*COLLECTED MATERIAL*.

>>>

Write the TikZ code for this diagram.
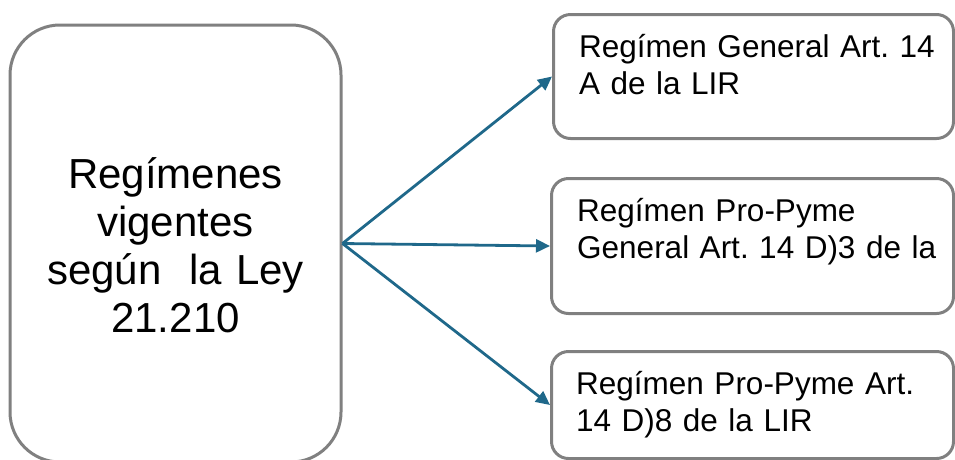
\documentclass[tikz,border=0pt]{standalone}
\usepackage{fontspec}
\setmainfont{Liberation Sans}
\frenchspacing
\usetikzlibrary{arrows.meta,calc}
\definecolor{boxgray}{RGB}{128,128,128}
\definecolor{arrowc}{RGB}{31,104,138}
\tikzset{
  bigbox/.style={draw=boxgray, line width=3pt, rounded corners=50pt, fill=white, inner sep=0pt},
  smallbox/.style={draw=boxgray, line width=3pt, rounded corners=17pt, fill=white, inner sep=0pt, anchor=north west},
  bigtext/.style={font=\fontsize{42}{48}\selectfont, text width=320pt, align=center, inner sep=0pt, anchor=base},
  smalltext/.style={font=\fontsize{31.5}{37}\selectfont, text width=370pt, align=left, inner sep=0pt, anchor=base west},
  conn/.style={draw=arrowc, line width=2.8pt, -{Triangle[length=14pt,width=13pt]}}
}
\begin{document}
\begin{tikzpicture}[x=1pt,y=-1pt]
\useasboundingbox (0,0) rectangle (955,459);
% left box
\node[bigbox, minimum width=331pt, minimum height=437pt] (L) at (175.5,243.5) {};
\node[bigtext] (Lt) at (175.5,188) {Regímenes\\vigentes\\según\ \ la Ley\\21.210};
% right boxes
\node[smallbox, minimum width=400pt, minimum height=124pt] (B1) at (552,13) {};
\node[smalltext] (T1) at (579,57) {Regímen General Art. 14\\A de la LIR};
\node[smallbox, minimum width=402pt, minimum height=135pt] (B2) at (550,177) {};
\node[smalltext] (T2) at (577,221) {Regímen Pro-Pyme\\General Art. 14 D)3 de la};
\node[smallbox, minimum width=402pt, minimum height=107pt] (B3) at (550,350) {};
\node[smalltext] (T3) at (576,394) {Regímen Pro-Pyme Art.\\14 D)8 de la LIR};
% connectors
\draw[conn] (L.east) -- (B1.west);
\draw[conn] (L.east) -- (B2.west);
\draw[conn] (L.east) -- (B3.west);
\end{tikzpicture}
\end{document}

<<<

*SET EXERCISE*.
Transcribe all of the material exactly, leaving out whatever pictures it contains.

*COMPLETE RESPONSE*.
Write the TikZ code for this diagram.
\documentclass[tikz,border=0pt]{standalone}
\usepackage{fontspec}
\setmainfont{Liberation Sans}
\frenchspacing
\usetikzlibrary{arrows.meta,calc}
\definecolor{boxgray}{RGB}{128,128,128}
\definecolor{arrowc}{RGB}{31,104,138}
\tikzset{
  bigbox/.style={draw=boxgray, line width=3pt, rounded corners=50pt, fill=white, inner sep=0pt},
  smallbox/.style={draw=boxgray, line width=3pt, rounded corners=17pt, fill=white, inner sep=0pt, anchor=north west},
  bigtext/.style={font=\fontsize{42}{48}\selectfont, text width=320pt, align=center, inner sep=0pt, anchor=base},
  smalltext/.style={font=\fontsize{31.5}{37}\selectfont, text width=370pt, align=left, inner sep=0pt, anchor=base west},
  conn/.style={draw=arrowc, line width=2.8pt, -{Triangle[length=14pt,width=13pt]}}
}
\begin{document}
\begin{tikzpicture}[x=1pt,y=-1pt]
\useasboundingbox (0,0) rectangle (955,459);
% left box
\node[bigbox, minimum width=331pt, minimum height=437pt] (L) at (175.5,243.5) {};
\node[bigtext] (Lt) at (175.5,188) {Regímenes\\vigentes\\según\ \ la Ley\\21.210};
% right boxes
\node[smallbox, minimum width=400pt, minimum height=124pt] (B1) at (552,13) {};
\node[smalltext] (T1) at (579,57) {Regímen General Art. 14\\A de la LIR};
\node[smallbox, minimum width=402pt, minimum height=135pt] (B2) at (550,177) {};
\node[smalltext] (T2) at (577,221) {Regímen Pro-Pyme\\General Art. 14 D)3 de la};
\node[smallbox, minimum width=402pt, minimum height=107pt] (B3) at (550,350) {};
\node[smalltext] (T3) at (576,394) {Regímen Pro-Pyme Art.\\14 D)8 de la LIR};
% connectors
\draw[conn] (L.east) -- (B1.west);
\draw[conn] (L.east) -- (B2.west);
\draw[conn] (L.east) -- (B3.west);
\end{tikzpicture}
\end{document}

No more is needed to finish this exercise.